Un gouvernement modéré sera le seul régime possible.
Le droit de résistance
L’autorité mise en place doit nécessairement respecter la
finalité pour laquelle les hommes l’ont constitué, c'est-à-dire la
protection des lois naturelles. Les hommes s’engagent en effet à
respecter les lois en échange de la protection de leur liberté ; la
liberté des hommes n’est donc pas totale, mais soumise à des lois,
comme il l’est déjà à l’état de nature. Ainsi, lorsque le
gouvernement ne respecte pas les lois naturelles (conservation de
soi et d’autrui), les hommes peuvent opposer leur droit de
résistance à l’oppression.
Locke amène d’après cette réflexion la notion de « trust » dans
son analyse, qui signifie que le peuple donne à l’autorité sa
confiance, son consentement, sans quoi elle ne serait pas légitime,
afin d’éviter tout despotisme. Le pouvoir ne se possède pas
réellement, il s’attribue seulement. Anti absolutiste, Locke pense
qu’aucun régime n’est jamais à l’abri d’une tyrannie. Ainsi il est
nécessaire d’imposer une résistance face au pouvoir.

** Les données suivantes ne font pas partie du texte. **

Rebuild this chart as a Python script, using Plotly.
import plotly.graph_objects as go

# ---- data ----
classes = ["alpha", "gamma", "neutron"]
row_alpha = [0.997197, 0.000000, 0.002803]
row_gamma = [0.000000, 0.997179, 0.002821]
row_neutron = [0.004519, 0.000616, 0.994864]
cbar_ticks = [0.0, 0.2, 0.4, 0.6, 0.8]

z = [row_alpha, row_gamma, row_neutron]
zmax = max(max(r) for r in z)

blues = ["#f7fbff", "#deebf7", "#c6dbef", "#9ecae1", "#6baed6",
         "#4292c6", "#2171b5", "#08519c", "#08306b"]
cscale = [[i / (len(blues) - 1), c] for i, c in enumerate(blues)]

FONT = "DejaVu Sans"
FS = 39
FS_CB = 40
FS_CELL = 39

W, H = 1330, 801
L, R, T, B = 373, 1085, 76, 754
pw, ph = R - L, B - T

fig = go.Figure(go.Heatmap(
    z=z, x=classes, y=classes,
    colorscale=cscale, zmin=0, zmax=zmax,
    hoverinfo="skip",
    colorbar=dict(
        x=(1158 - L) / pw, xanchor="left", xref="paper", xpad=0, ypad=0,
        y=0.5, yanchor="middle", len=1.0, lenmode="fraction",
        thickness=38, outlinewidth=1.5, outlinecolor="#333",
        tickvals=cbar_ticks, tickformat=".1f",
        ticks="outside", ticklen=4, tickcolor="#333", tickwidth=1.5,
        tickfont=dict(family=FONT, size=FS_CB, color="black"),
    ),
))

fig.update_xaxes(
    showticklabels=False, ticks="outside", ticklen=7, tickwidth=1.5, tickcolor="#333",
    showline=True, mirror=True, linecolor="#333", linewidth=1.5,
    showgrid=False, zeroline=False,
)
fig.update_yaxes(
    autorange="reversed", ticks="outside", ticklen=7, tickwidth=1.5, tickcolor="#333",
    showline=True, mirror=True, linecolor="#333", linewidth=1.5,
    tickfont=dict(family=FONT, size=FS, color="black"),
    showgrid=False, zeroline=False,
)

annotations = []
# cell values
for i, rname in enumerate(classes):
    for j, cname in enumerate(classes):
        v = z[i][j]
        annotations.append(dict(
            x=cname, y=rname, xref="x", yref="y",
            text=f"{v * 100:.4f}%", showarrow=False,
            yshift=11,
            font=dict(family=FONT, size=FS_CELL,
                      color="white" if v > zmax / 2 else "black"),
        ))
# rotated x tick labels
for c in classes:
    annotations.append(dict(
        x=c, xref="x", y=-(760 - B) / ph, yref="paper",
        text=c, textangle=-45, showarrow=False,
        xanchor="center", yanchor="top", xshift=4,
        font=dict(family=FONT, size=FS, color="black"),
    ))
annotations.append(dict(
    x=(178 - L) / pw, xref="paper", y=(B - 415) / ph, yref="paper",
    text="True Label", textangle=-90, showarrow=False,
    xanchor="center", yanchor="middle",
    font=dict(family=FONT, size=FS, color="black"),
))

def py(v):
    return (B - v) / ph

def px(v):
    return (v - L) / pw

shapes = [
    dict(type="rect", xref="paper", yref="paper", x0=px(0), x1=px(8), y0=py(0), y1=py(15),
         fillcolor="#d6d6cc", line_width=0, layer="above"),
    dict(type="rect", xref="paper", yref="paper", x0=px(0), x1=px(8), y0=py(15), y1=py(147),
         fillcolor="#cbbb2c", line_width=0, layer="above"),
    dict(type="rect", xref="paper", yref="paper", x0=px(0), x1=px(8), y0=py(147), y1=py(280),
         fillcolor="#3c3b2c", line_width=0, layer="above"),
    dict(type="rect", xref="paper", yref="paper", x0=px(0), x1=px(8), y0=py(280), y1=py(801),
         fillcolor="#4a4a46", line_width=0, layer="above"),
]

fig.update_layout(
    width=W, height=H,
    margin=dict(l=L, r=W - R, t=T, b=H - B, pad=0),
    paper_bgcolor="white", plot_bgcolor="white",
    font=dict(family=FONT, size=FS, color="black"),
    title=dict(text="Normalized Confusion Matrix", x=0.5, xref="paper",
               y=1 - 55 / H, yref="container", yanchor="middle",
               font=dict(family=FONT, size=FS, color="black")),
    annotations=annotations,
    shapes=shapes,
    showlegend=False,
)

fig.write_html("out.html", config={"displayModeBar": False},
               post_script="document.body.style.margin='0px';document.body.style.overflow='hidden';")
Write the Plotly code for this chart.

Ce droit vient de l’idée d’une norme supérieure que constitue le
droit naturel des individus. Ces derniers ne peuvent laisser non
respecté leur droit de conservation. Ils vont alors résister au
gouvernement et en recréer un nouveau.
Mais le droit de résistance a fait l’objet de vives critiques
car il est susceptible d’entrainer la guerre civile, les hommes
renversant le gouvernement lorsqu’ils le souhaitent. A ces
critiques, Locke répond que les hommes préfèrent vivre
paisiblement, sans risquer de provoquer un état de guerre ; ils
n’ont ainsi aucun intérêt réel à l’entrainer délibérément. Il
faudra que les atteintes au droit naturel soient très graves pour
que les hommes opposent leur droit de résistance.